> [PROVIDED DATA]:
---

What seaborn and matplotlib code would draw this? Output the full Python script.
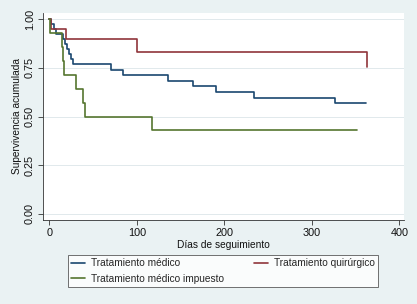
import numpy as np
import pandas as pd
import matplotlib
matplotlib.use("Agg")
import matplotlib.pyplot as plt
import seaborn as sns

# Kaplan-Meier steps
med_t = [0, 1.5, 5, 8, 16, 18, 20.5, 23, 24.5, 27.5, 71, 84, 136, 164, 190.5, 234, 326.5, 361.5]
med_s = [1.0, 0.974, 0.949, 0.923, 0.897, 0.872, 0.846, 0.820, 0.795, 0.769, 0.741, 0.713,
         0.684, 0.656, 0.627, 0.598, 0.569, 0.569]

qui_t = [0, 2, 19, 100, 363]
qui_s = [1.0, 0.95, 0.90, 0.83, 0.755]

imp_t = [0, 1, 15, 15.5, 17, 30, 39, 41, 117, 351.5]
imp_s = [1.0, 0.929, 0.857, 0.786, 0.714, 0.643, 0.571, 0.50, 0.429, 0.429]

labels = ["Tratamiento médico", "Tratamiento quirúrgico", "Tratamiento médico impuesto"]
colors = ["#1a476f", "#90353b", "#55752f"]
x_ticks = [0, 100, 200, 300, 400]
y_ticks = [0.0, 0.25, 0.50, 0.75, 1.00]

frames = []
for lab, t, s in zip(labels, [med_t, qui_t, imp_t], [med_s, qui_s, imp_s]):
    frames.append(pd.DataFrame({"t": t, "s": s, "grupo": lab}))
df = pd.concat(frames, ignore_index=True)

sns.set_theme(style="white")
plt.rcParams["font.family"] = ["Liberation Sans", "DejaVu Sans"]

bg = "#eaf2f3"
fig = plt.figure(figsize=(4.17, 3.04), dpi=100, facecolor=bg)
ax = fig.add_axes([43 / 417, 1 - 220 / 304, 361 / 417, 207 / 304])
ax.set_facecolor("white")

for yv in y_ticks:
    ax.axhline(yv, color="#e1e9ec", lw=0.7, zorder=0)

sns.lineplot(data=df, x="t", y="s", hue="grupo", hue_order=labels,
             palette=dict(zip(labels, colors)), estimator=None, sort=False,
             drawstyle="steps-post", lw=1.2, ax=ax, legend=False)

ax.set_xlim(-7.2, 405.4)
ax.set_ylim(-0.031, 1.032)
ax.set_xticks(x_ticks)
ax.set_xticklabels([str(v) for v in x_ticks])
ax.set_yticks(y_ticks)
ax.set_yticklabels([f"{v:.2f}" for v in y_ticks], rotation=90, va="center")
ax.tick_params(axis="both", which="both", length=3.5, width=0.6, color="#333333",
               labelsize=7.8, labelcolor="#111111", pad=2.5, left=True, bottom=True)
for side in ["top", "right"]:
    ax.spines[side].set_visible(False)
for side in ["left", "bottom"]:
    ax.spines[side].set_color("#333333")
    ax.spines[side].set_linewidth(0.6)

ax.set_xlabel("Días de seguimiento", fontsize=7.3, color="#111111", labelpad=1)
ax.set_ylabel("Supervivencia acumulada", fontsize=7.3, color="#111111", labelpad=2)

from matplotlib.lines import Line2D
h = [Line2D([], [], color=c, lw=1.2) for c in colors]
order = [0, 2, 1]
leg = fig.legend([h[i] for i in order], [labels[i] for i in order],
                 loc="center", bbox_to_anchor=(68 / 417, 1 - 288 / 304, 310 / 417, 34 / 304),
                 mode="expand", ncol=2, fontsize=7.3, frameon=True, fancybox=False,
                 handlelength=1.4, handletextpad=0.6, borderpad=0.3, labelspacing=0.55,
                 borderaxespad=0)
leg.get_frame().set_edgecolor("#333333")
leg.get_frame().set_linewidth(0.6)
leg.get_frame().set_facecolor("white")

fig.savefig("out.png", dpi=100, facecolor=bg)
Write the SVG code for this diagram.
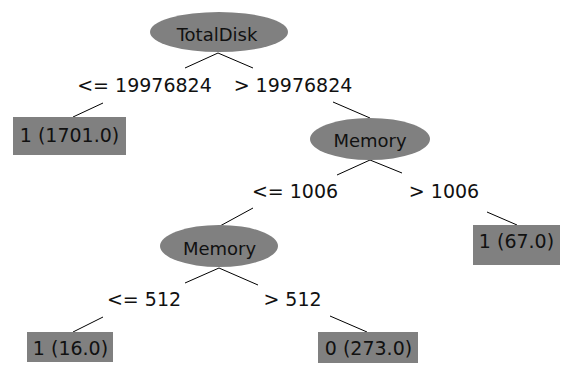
<svg xmlns="http://www.w3.org/2000/svg" width="562" height="368" viewBox="0 0 562 368">
<style>
text{font-family:"DejaVu Sans","Liberation Sans",sans-serif;fill:#111;text-anchor:middle}
.n{font-size:18px}
.e{font-size:19px}
.l{font-size:19px}
.ell{fill:#808080}
.leaf{fill:#808080}
#edges line{stroke:#000;stroke-width:1}
</style>
<rect width="562" height="368" fill="#fff"/>
<g id="edges">
<line x1="218" y1="53" x2="185" y2="68"/>
<line x1="218" y1="53" x2="253" y2="68"/>
<line x1="103" y1="103" x2="73" y2="117"/>
<line x1="333" y1="102" x2="370" y2="118"/>
<line x1="370" y1="160" x2="337" y2="175"/>
<line x1="370" y1="160" x2="402" y2="173"/>
<line x1="253" y1="208" x2="220" y2="226"/>
<line x1="487" y1="212" x2="517" y2="225"/>
<line x1="219" y1="268" x2="185" y2="283"/>
<line x1="219" y1="268" x2="258" y2="285"/>
<line x1="103" y1="317" x2="73" y2="332"/>
<line x1="330" y1="316" x2="367" y2="332"/>
</g>
<g id="labels">
<text class="e" x="144.5" y="92">&lt;= 19976824</text>
<text class="e" x="293" y="92">&gt; 19976824</text>
<text class="e" x="295" y="198">&lt;= 1006</text>
<text class="e" x="444" y="198">&gt; 1006</text>
<text class="e" x="144" y="306">&lt;= 512</text>
<text class="e" x="292.5" y="306">&gt; 512</text>
</g>
<g id="n0"><ellipse class="ell" cx="219" cy="32" rx="69" ry="20"/><text class="n" x="217" y="41">TotalDisk</text></g>
<g id="n1"><rect class="leaf" x="13" y="117" width="113" height="38"/><text class="l" x="69.5" y="142">1 (1701.0)</text></g>
<g id="n2"><ellipse class="ell" cx="370" cy="139" rx="60" ry="21"/><text class="n" x="370" y="147">Memory</text></g>
<g id="n3"><rect class="leaf" x="473" y="225" width="87" height="40"/><text class="l" x="516.5" y="248">1 (67.0)</text></g>
<g id="n4"><ellipse class="ell" cx="219" cy="246" rx="59" ry="21"/><text class="n" x="219.5" y="255">Memory</text></g>
<g id="n5"><rect class="leaf" x="27" y="332" width="86" height="30"/><text class="l" x="70.5" y="355">1 (16.0)</text></g>
<g id="n6"><rect class="leaf" x="318" y="332" width="100" height="31"/><text class="l" x="368.5" y="355">0 (273.0)</text></g>
</svg>
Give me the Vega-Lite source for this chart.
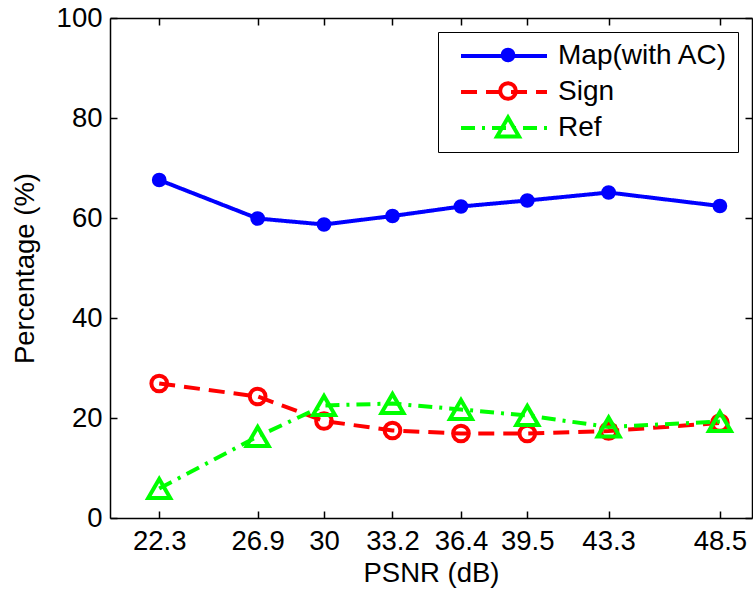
{
  "$schema": "https://vega.github.io/schema/vega-lite/v6.json",
  "width": 642,
  "height": 500,
  "autosize": "none",
  "padding": {"left": 110, "top": 18, "right": 1, "bottom": 78},
  "background": "white",
  "config": {
    "view": {"stroke": null},
    "font": "Liberation Sans",
    "axis": {
      "domainColor": "black",
      "domainWidth": 1.5,
      "tickColor": "black",
      "tickWidth": 1.5,
      "tickSize": -7,
      "labelFont": "Liberation Sans",
      "labelFontSize": 27.5,
      "labelColor": "black",
      "titleFont": "Liberation Sans",
      "titleFontSize": 27.5,
      "titleFontWeight": "normal",
      "titleColor": "black",
      "grid": false
    },
    "legend": {
      "title": null,
      "labelFont": "Liberation Sans",
      "labelFontSize": 28,
      "labelLimit": 400
    }
  },
  "data": {
    "values": [
      {"psnr": 22.3, "value": 67.6, "series": "Map(with AC)"},
      {"psnr": 26.9, "value": 59.9, "series": "Map(with AC)"},
      {"psnr": 30.0, "value": 58.7, "series": "Map(with AC)"},
      {"psnr": 33.2, "value": 60.4, "series": "Map(with AC)"},
      {"psnr": 36.4, "value": 62.3, "series": "Map(with AC)"},
      {"psnr": 39.5, "value": 63.5, "series": "Map(with AC)"},
      {"psnr": 43.3, "value": 65.1, "series": "Map(with AC)"},
      {"psnr": 48.5, "value": 62.4, "series": "Map(with AC)"},
      {"psnr": 22.3, "value": 26.9, "series": "Sign"},
      {"psnr": 26.9, "value": 24.3, "series": "Sign"},
      {"psnr": 30.0, "value": 19.4, "series": "Sign"},
      {"psnr": 33.2, "value": 17.5, "series": "Sign"},
      {"psnr": 36.4, "value": 16.9, "series": "Sign"},
      {"psnr": 39.5, "value": 16.9, "series": "Sign"},
      {"psnr": 43.3, "value": 17.4, "series": "Sign"},
      {"psnr": 48.5, "value": 19.0, "series": "Sign"},
      {"psnr": 22.3, "value": 5.9, "series": "Ref"},
      {"psnr": 26.9, "value": 16.3, "series": "Ref"},
      {"psnr": 30.0, "value": 22.5, "series": "Ref"},
      {"psnr": 33.2, "value": 22.9, "series": "Ref"},
      {"psnr": 36.4, "value": 21.7, "series": "Ref"},
      {"psnr": 39.5, "value": 20.5, "series": "Ref"},
      {"psnr": 43.3, "value": 18.2, "series": "Ref"},
      {"psnr": 48.5, "value": 19.3, "series": "Ref"}
    ]
  },
  "layer": [
    {
      "mark": {"type": "line", "strokeWidth": 4},
      "encoding": {
        "x": {
          "field": "psnr", "type": "quantitative",
          "scale": {"domain": [20, 50], "nice": false, "zero": false},
          "axis": {"orient": "bottom", "values": [22.3, 26.9, 30, 33.2, 36.4, 39.5, 43.3, 48.5], "format": ".1~f", "title": "PSNR (dB)", "labelPadding": 16, "titlePadding": 5, "labelFlush": false, "labelOverlap": false}
        },
        "y": {
          "field": "value", "type": "quantitative",
          "scale": {"domain": [0, 100], "nice": false},
          "axis": {"orient": "left", "values": [0, 20, 40, 60, 80, 100], "title": "Percentage (%)", "labelPadding": 15, "titlePadding": 17, "labelFlush": false}
        },
        "color": {
          "field": "series", "type": "nominal",
          "scale": {"domain": ["Map(with AC)", "Sign", "Ref"], "range": ["#0000ff", "#ff0000", "#00ff00"]},
          "legend": {"orient": "top-right", "offset": 14, "symbolType": "M-4,0H4", "symbolSize": 462, "symbolStrokeWidth": 4, "labelColor": "black", "strokeColor": "black", "fillColor": "white", "padding": 10, "symbolOffset": 42, "labelOffset": 40, "rowPadding": 8}
        },
        "strokeDash": {
          "field": "series", "type": "nominal",
          "scale": {"domain": ["Map(with AC)", "Sign", "Ref"], "range": [[1, 0], [16, 9], [14, 7, 3, 7]]},
          "legend": {"orient": "top-right", "offset": 14, "symbolType": "M-4,0H4", "symbolSize": 462, "symbolStrokeWidth": 4, "labelColor": "black", "strokeColor": "black", "fillColor": "white", "padding": 10, "symbolOffset": 42, "labelOffset": 40, "rowPadding": 8}
        }
      }
    },
    {
      "mark": {"type": "point", "strokeWidth": 4, "opacity": 1},
      "encoding": {
        "x": {
          "field": "psnr", "type": "quantitative",
          "axis": {"orient": "top", "values": [22.3, 26.9, 30, 33.2, 36.4, 39.5, 43.3, 48.5], "labels": false, "title": null}
        },
        "y": {
          "field": "value", "type": "quantitative",
          "axis": {"orient": "right", "values": [0, 20, 40, 60, 80, 100], "labels": false, "title": null}
        },
        "stroke": {
          "field": "series", "type": "nominal", "sort": null,
          "scale": {"range": ["#0000ff", "#ff0000", "#00ff00"]},
          "legend": {"orient": "none", "legendX": 380, "legendY": 19, "labelExpr": "' '", "labelColor": "transparent", "labelFontSize": 36, "rowPadding": 0, "padding": 0, "symbolStrokeWidth": 4}
        },
        "fill": {
          "field": "series", "type": "nominal", "sort": null,
          "scale": {"range": ["#0000ff", "transparent", "transparent"]},
          "legend": {"orient": "none", "legendX": 380, "legendY": 19, "labelExpr": "' '", "labelColor": "transparent", "labelFontSize": 36, "rowPadding": 0, "padding": 0, "symbolStrokeWidth": 4}
        },
        "shape": {
          "field": "series", "type": "nominal", "sort": null,
          "scale": {"range": ["circle", "circle", "triangle-up"]},
          "legend": {"orient": "none", "legendX": 380, "legendY": 19, "labelExpr": "' '", "labelColor": "transparent", "labelFontSize": 36, "rowPadding": 0, "padding": 0, "symbolStrokeWidth": 4}
        },
        "size": {
          "field": "series", "type": "nominal", "sort": null,
          "scale": {"type": "ordinal", "range": [115, 246, 484]},
          "legend": {"orient": "none", "legendX": 380, "legendY": 19, "labelExpr": "' '", "labelColor": "transparent", "labelFontSize": 36, "rowPadding": 0, "padding": 0, "symbolStrokeWidth": 4}
        }
      }
    }
  ],
  "resolve": {"axis": {"x": "independent", "y": "independent"}}
}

---

> [OBJECTIVE]:
Copy all lines from the entries that contain the word "seaborn".

> [FULL ANSWER]:
What seaborn and matplotlib code would draw this? Output the full Python script.
import seaborn as sns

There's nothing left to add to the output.